Antebellum va más allá de este apunte estético y político para plantear también dos interesantes cuestiones: la primera es de naturaleza narrativa y tiene que ver con el abismal y repentino salto temporal al siglo XXI que propone su relato. ¿Cuándo volverá atrás, a la historia del siglo XIX que se estaba narrando y cuál será el plano elegido para proponer esa transición de vuelta? Los autores juegan con esa expectativa, frustrando las convenciones del flashback y poniendo también en crisis esos modelos: la protagonista despierta y el plano la muestra boca abajo, como si sufriera alguna tortura. ¿Hemos vuelto a la esclavitud del siglo XIX, o solo está haciendo yoga en la época presente? Hay una sugerente tensión en la película que se genera a través de este juego, para recordarnos que la película es un auténtico caballo de Troya concebido para combatir una hegemonía narrativa que ha mostrado todos sus pecados a lo largo del tiempo.
El otro gran tema, quizá el más controvertido, es el de poner en juego la libertad del presente como una suerte de privilegio: las protagonistas salen de fiesta, bromean con su taxista, toman el pelo a su camarero y, en fin, viven su encuentro con alegría y despreocupación.

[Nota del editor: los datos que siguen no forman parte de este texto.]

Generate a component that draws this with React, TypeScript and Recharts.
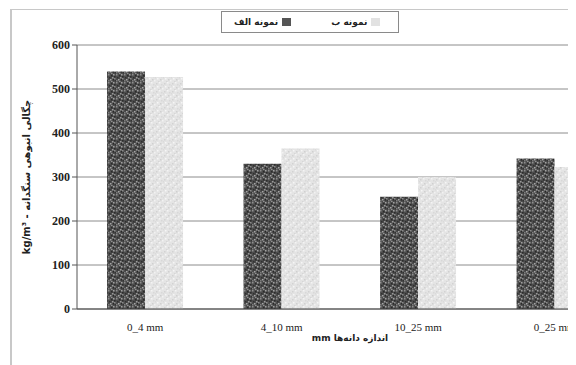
import React from "react";
import { BarChart, Bar, XAxis, YAxis, CartesianGrid } from "recharts";

const categories = ["0_4 mm", "4_10 mm", "10_25 mm", "0_25 mm"];
const sampleA = [540, 330, 255, 342];
const sampleB = [527, 365, 300, 323];
const yTicks = [0, 100, 200, 300, 400, 500, 600];
const seriesNames = ["نمونه الف", "نمونه ب"];
const xAxisTitle = "mm اندازه دانه‌ها";
const yAxisTitle = "kg/m³ - چگالی انبوهی سنگدانه";

const data = categories.map((c, i) => ({ name: c, a: sampleA[i], b: sampleB[i] }));

const serif = "'Liberation Serif', 'Times New Roman', serif";
const arabic = "'DejaVu Sans', 'Noto Sans', sans-serif";

const darkSpecks = [
  [0, 0, "#8e8e8e"], [3, 1, "#2a2a2a"], [5, 0, "#a0a0a0"], [1, 3, "#303030"],
  [4, 3, "#9a9a9a"], [6, 2, "#2c2c2c"], [2, 5, "#a5a5a5"], [5, 5, "#262626"],
  [0, 6, "#7d7d7d"], [3, 7, "#919191"], [7, 6, "#333333"], [6, 4, "#8a8a8a"],
];
const lightSpecks = [
  [0, 1, "#d2d2d2"], [3, 0, "#f4f4f4"], [5, 2, "#d8d8d8"], [1, 4, "#f6f6f6"],
  [4, 5, "#d0d0d0"], [6, 6, "#f2f2f2"], [2, 7, "#d6d6d6"], [7, 3, "#dadada"],
];

const LegendBox = () => (
  <div
    style={{
      position: "absolute",
      top: 1,
      left: 209,
      width: 178,
      border: "1px solid #8a8a8a",
      height: 22,
      display: "flex",
      alignItems: "center",
      boxSizing: "border-box",
      fontFamily: arabic,
      fontSize: 9,
      fontWeight: "bold",
      color: "#222",
      zIndex: 2,
      background: "#fff",
    }}
  >
    <span style={{ marginLeft: 12 }}>{seriesNames[0]}</span>
    <span style={{ display: "inline-block", width: 9, height: 8, marginLeft: 4, background: "#555" }} />
    <span style={{ marginLeft: 40 }}>{seriesNames[1]}</span>
    <span style={{ display: "inline-block", width: 9, height: 8, marginLeft: 4, background: "#e2e2e2" }} />
  </div>
);

export default function App() {
  return (
    <div
      style={{
        marginLeft: 2,
        marginTop: 1,
        width: 563,
        height: 356,
        overflow: "hidden",
        position: "relative",
        borderTop: "1px solid #c8c8c8",
        borderLeft: "2px solid #c8c8c8",
        borderRight: "2px solid #b0b0b0",
        boxSizing: "border-box",
        background: "#fff",
      }}
    >
      <LegendBox />
      <BarChart
        width={620}
        height={355}
        data={data}
        margin={{ top: 35, right: 9, left: 0, bottom: 16 }}
        barCategoryGap="22%"
        barGap={0}
      >
        <defs>
          <pattern id="darkTex" width="8" height="8" patternUnits="userSpaceOnUse">
            <rect x="0" y="0" width="8" height="8" fill="#4c4c4c" />
            {darkSpecks.map((s, i) => (
              <rect key={i} x={s[0] as number} y={s[1] as number} width="1.5" height="1.5" fill={s[2] as string} />
            ))}
          </pattern>
          <pattern id="lightTex" width="8" height="8" patternUnits="userSpaceOnUse">
            <rect x="0" y="0" width="8" height="8" fill="#e4e4e4" />
            {lightSpecks.map((s, i) => (
              <rect key={i} x={s[0] as number} y={s[1] as number} width="1.5" height="1.5" fill={s[2] as string} />
            ))}
          </pattern>
        </defs>
        <CartesianGrid vertical={false} stroke="#8c8c8c" strokeWidth={1} />
        <XAxis
          dataKey="name"
          tickLine={false}
          axisLine={{ stroke: "#444" }}
          tick={{ fontFamily: serif, fontSize: 11, fill: "#222" }}
          tickMargin={8}
          height={40}
          label={{
            value: xAxisTitle,
            position: "insideBottom",
            offset: 8,
            style: { fontFamily: arabic, fontSize: 9, fontWeight: "bold", fill: "#222" },
          }}
        />
        <YAxis
          domain={[0, 600]}
          ticks={yTicks}
          width={65}
          tickSize={5}
          axisLine={{ stroke: "#555" }}
          tickLine={{ stroke: "#555" }}
          tick={{ fontFamily: serif, fontSize: 12, fontWeight: "bold", fill: "#222" }}
          label={{
            value: yAxisTitle,
            angle: -90,
            position: "insideLeft",
            offset: 14,
            style: { fontFamily: arabic, fontSize: 10, fontWeight: "bold", fill: "#222", textAnchor: "middle" },
          }}
        />
        <Bar dataKey="a" name={seriesNames[0]} fill="url(#darkTex)" isAnimationActive={false} />
        <Bar dataKey="b" name={seriesNames[1]} fill="url(#lightTex)" isAnimationActive={false} />
      </BarChart>
    </div>
  );
}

La película lleva esa despreocupación al extremo y trata de confrontar lo que los personajes hacen con esas libertades adquiridas en el presente frente a los abusos a los que se vieron sometidos apenas un siglo antes. ¿Hemos superado ya aquellas barreras? ¿Qué sentimos al contrastar ambas sociedades en apenas unas secuencias de separación? No es sencillo hablar de estos temas pero Antebellum lo afronta con la energía de quien siente que poner esa cuestión sobre la mesa es importante.

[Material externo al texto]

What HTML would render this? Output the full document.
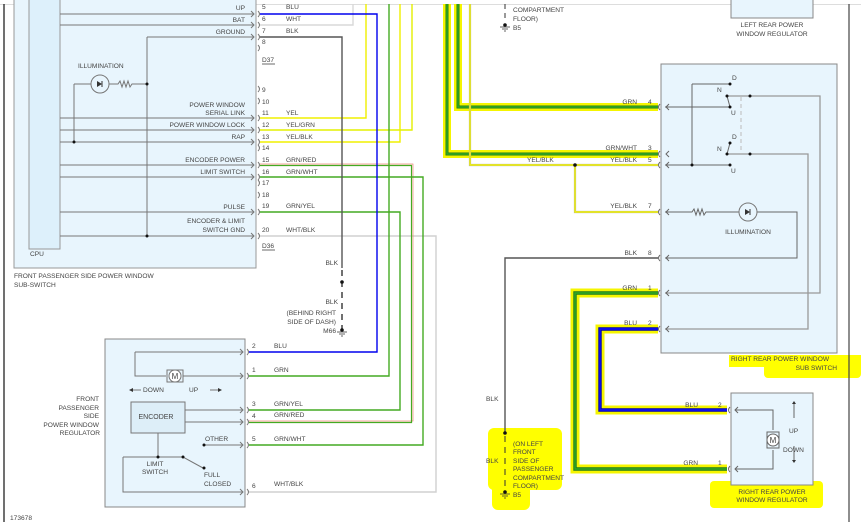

De modo que el filme podría tomarse como una película-manifiesto por las cuestiones estéticas e ideológicas que plantea, sin temer por esa forma evidente y enérgica de hacerlo. Algo así como embellecer la necesidad de filmar a la desesperada. Antebellum habla de la necesidad de revisar ciertos temas en una época en la que todo lo que causa dolor se ha convertido en un tabú. Cuando finalmente un personaje atraviesa a caballo el campo de batalla la imagen parece la condensación definitiva de esa necesidad de hacerse visible, del deseo de hablar de lo invisible, de la importancia de seguir poniendo todo en duda, de manifestarse y de seguir luchando pase lo que pase.